Problem: Wherever the word "this" shows up in a line, please copy that line.

-- START Data to use --

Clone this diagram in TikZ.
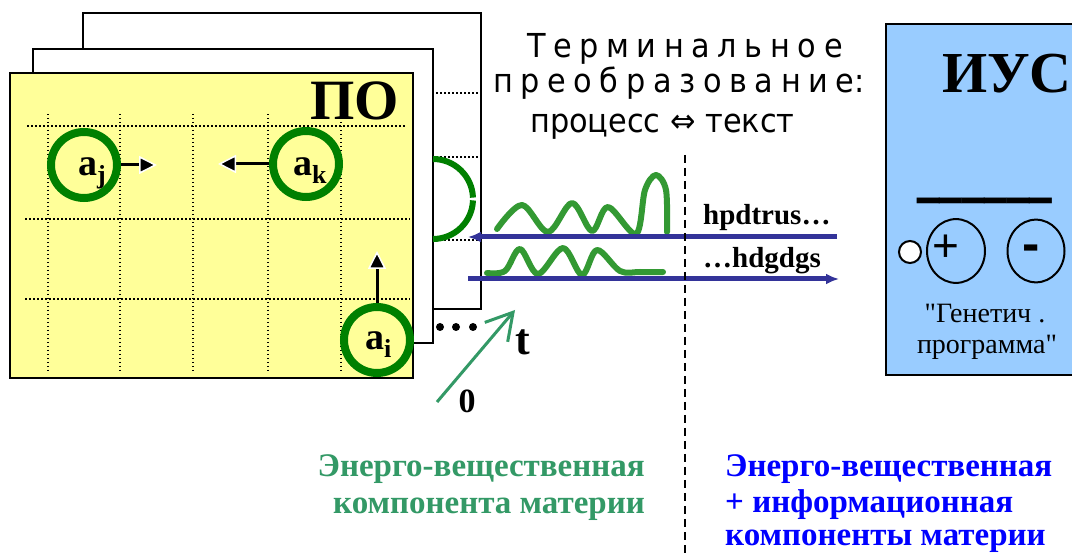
\documentclass[tikz,border=0pt]{standalone}
\usepackage{fontspec}
\setmainfont{Liberation Serif}
\newfontfamily\titlefont[FakeStretch=0.92]{DejaVu Sans}
\newfontfamily\signfont{Liberation Sans}
\usetikzlibrary{arrows.meta}

\definecolor{paperyellow}{HTML}{FFFF99}
\definecolor{iusblue}{HTML}{99CCFF}
\definecolor{ringgreen}{HTML}{008000}
\definecolor{wavegreen}{HTML}{339933}
\definecolor{signalblue}{HTML}{333399}
\definecolor{axisgreen}{HTML}{339966}
\definecolor{infoblue}{HTML}{0000FF}

\newcommand\fs[1]{\fontsize{#1}{#1}\selectfont}
\newcommand\lowsub[1]{\raisebox{-8pt}{\fs{26}#1}}
\newcommand\tightspaces[1]{{\spaceskip=7.6pt\relax #1}}

\begin{document}
\begin{tikzpicture}[x=1pt,y=-1pt,
  sheet/.style={draw=black, line width=2.5pt, fill=white},
  gridline/.style={line width=1.5pt, dash pattern=on 1.5pt off 2.5pt},
  ring/.style={circle, draw=ringgreen, line width=8pt, minimum size=66pt, inner sep=0pt},
  lbl/.style={inner sep=0pt, font=\bfseries\fs{38}},
  move/.style={line width=3pt, -{Triangle[length=18pt,width=18pt,fill=black,color=white,line width=1.5pt]}},
  wavy/.style={wavegreen, line width=6pt, line cap=round, line join=round},
  sigarrow/.style={signalblue, line width=5pt, -{Latex[length=13pt,width=11pt]}},
  txt/.style={inner sep=0pt},
  ttl/.style={inner sep=0pt, anchor=base west, font=\titlefont\fs{33}},
  bottomtxt/.style={inner sep=0pt, font=\bfseries\fs{33}}
]
\useasboundingbox (0,0) rectangle (1072,553);
\fill[white] (0,0) rectangle (1072,553);

% stacked sheets of the process field
\path[sheet] (83,13) rectangle (481,309);
\foreach \y in {93,157,240}
  \draw[gridline] (436,\y) -- (480,\y);
\path[sheet] (33,49) rectangle (433,343);
\path[sheet, fill=paperyellow] (10,73) rectangle (413,378);

% dotted grid on the front sheet
\draw[gridline] (27,126) -- (405,126);
\draw[gridline] (25,219) -- (410,219);
\draw[gridline] (25,299) -- (410,299);
\foreach \x in {48,120,193,268,341}
  \draw[gridline] (\x,114) -- (\x,372);

\node[txt, font=\bfseries\fs{57}, anchor=base east] (po) at (399,120) {ПО};

% elements of the field and their moves
\node[ring] (aj) at (84,165) {};
\node[ring] (ak) at (306,164) {};
\node[ring] (ai) at (377,340) {};
\node[lbl, anchor=base west] (ajl) at (78,176) {a\lowsub{j}};
\node[lbl, anchor=base west] (akl) at (293,176) {a\lowsub{k}};
\node[lbl, anchor=base west] (ail) at (365,350) {a\lowsub{i}};
\coordinate (ajto) at (157,165);
\coordinate (akto) at (218,164);
\coordinate (aito) at (377,251);
\draw[move] (aj.east) -- (ajto);
\draw[move] (ak.west) -- (akto);
\draw[move] (ai.north) -- (aito);

% receptor on the back sheet
\draw[ringgreen, line width=6pt] (433,159) arc[start angle=-90, end angle=-2, radius=40];
\draw[ringgreen, line width=6pt] (433,239) arc[start angle=90, end angle=2, radius=40];

% continuation dots and time axis
\foreach \x [count=\i] in {440,456,473}
  \node[circle, fill=black, inner sep=0pt, minimum size=8pt] (dot\i) at (\x,327) {};
\coordinate (t0) at (437,402);
\coordinate (t1) at (515,310);
\draw[axisgreen, line width=3pt, -{Straight Barb[length=26pt,width=30pt]}] (t0) -- (t1);
\node[txt, font=\bfseries\fs{44}, anchor=base] (tlab) at (523,355) {t};
\node[txt, font=\bfseries\fs{34}, anchor=base] (zlab) at (467,413) {0};

% title
\node[ttl] (ttl1) at (527,58) {\tightspaces{Т е р м и н а л ь н о е}};
\node[ttl] (ttl2) at (493,93) {\tightspaces{п р е о б р а з о в а н и е:}};
\node[ttl] (ttl3) at (530,133) {процесс ⇔ текст};

% processes as waves
\draw[wavy] plot[smooth, tension=0.55] coordinates {(497,229) (522,205) (548,232) (572,203) (592,231) (608,207) (636,234) (645,190) (656,175) (666,190) (667,232)};
\draw[wavy] plot[smooth, tension=0.55] coordinates {(487,273) (505,271) (520,249) (538,274) (563,248) (582,275) (597,250) (620,271) (640,272) (663,272)};

% text streams
\coordinate (inR) at (837,237);
\coordinate (inL) at (468,237);
\coordinate (outL) at (468,279);
\coordinate (outR) at (839,279);
\draw[sigarrow] (inR) -- (inL);
\draw[sigarrow] (outL) -- (outR);
\node[txt, font=\bfseries\fs{29}, anchor=base west] (seqin) at (703,225) {hpdtrus…};
\node[txt, font=\bfseries\fs{29}, anchor=base west] (seqout) at (703,268) {…hdgdgs};

% border between the components
\coordinate (dtop) at (685,155);
\coordinate (dbot) at (685,553);
\draw[line width=1.5pt, dash pattern=on 8pt off 5pt] (dtop) -- (dbot);

% information control system
\path[sheet, fill=iusblue] (886,24) rectangle (1085,375);
\node[txt, font=\bfseries\fs{58}, anchor=base west] (ius) at (942,93) {ИУС};
\node[txt, font=\bfseries\fs{45}, anchor=base west, yscale=1.8, transform shape] (bar) at (917,193) {\_\_\_\_\_\_};
\node[circle, draw=black, fill=white, line width=2pt, minimum size=22pt, inner sep=0pt] (port) at (910,252) {};
\node[draw=black, line width=2pt, circle, inner sep=0pt, minimum size=58pt, yscale=1.1] (plus) at (956,251) {};
\node[draw=black, line width=2pt, circle, inner sep=0pt, minimum size=57pt, yscale=1.1] (minus) at (1036,251) {};
\node[txt, font=\signfont\fs{46}] (plusl) at (946,248) {+};
\node[txt, font=\signfont\bfseries\fs{52}] (minusl) at (1031,253) {-};
\node[txt, font=\fs{28}, anchor=base] (gen1) at (985,323) {\textquotedbl Генетич .};
\node[txt, font=\fs{28}, anchor=base] (gen2) at (987,354) {программа\textquotedbl};

% captions
\node[bottomtxt, text=axisgreen, anchor=base east] (mat1) at (645,477) {Энерго-вещественная};
\node[bottomtxt, text=axisgreen, anchor=base east] (mat2) at (645,513) {компонента материи};
\node[bottomtxt, text=infoblue, anchor=base west] (inf1) at (725,477) {Энерго-вещественная};
\node[bottomtxt, text=infoblue, anchor=base west] (inf2) at (725,512) {+ информационная};
\node[bottomtxt, text=infoblue, anchor=base west] (inf3) at (725,545) {компоненты материи};
\end{tikzpicture}
\end{document}
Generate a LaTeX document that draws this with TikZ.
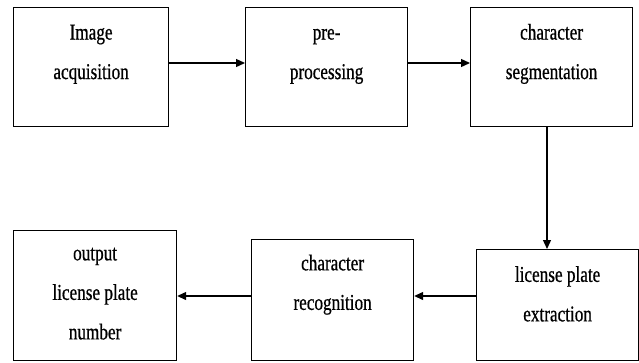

-- END Data to use --

Correct answer:
Clone this diagram in TikZ.
Generate a LaTeX document that draws this with TikZ.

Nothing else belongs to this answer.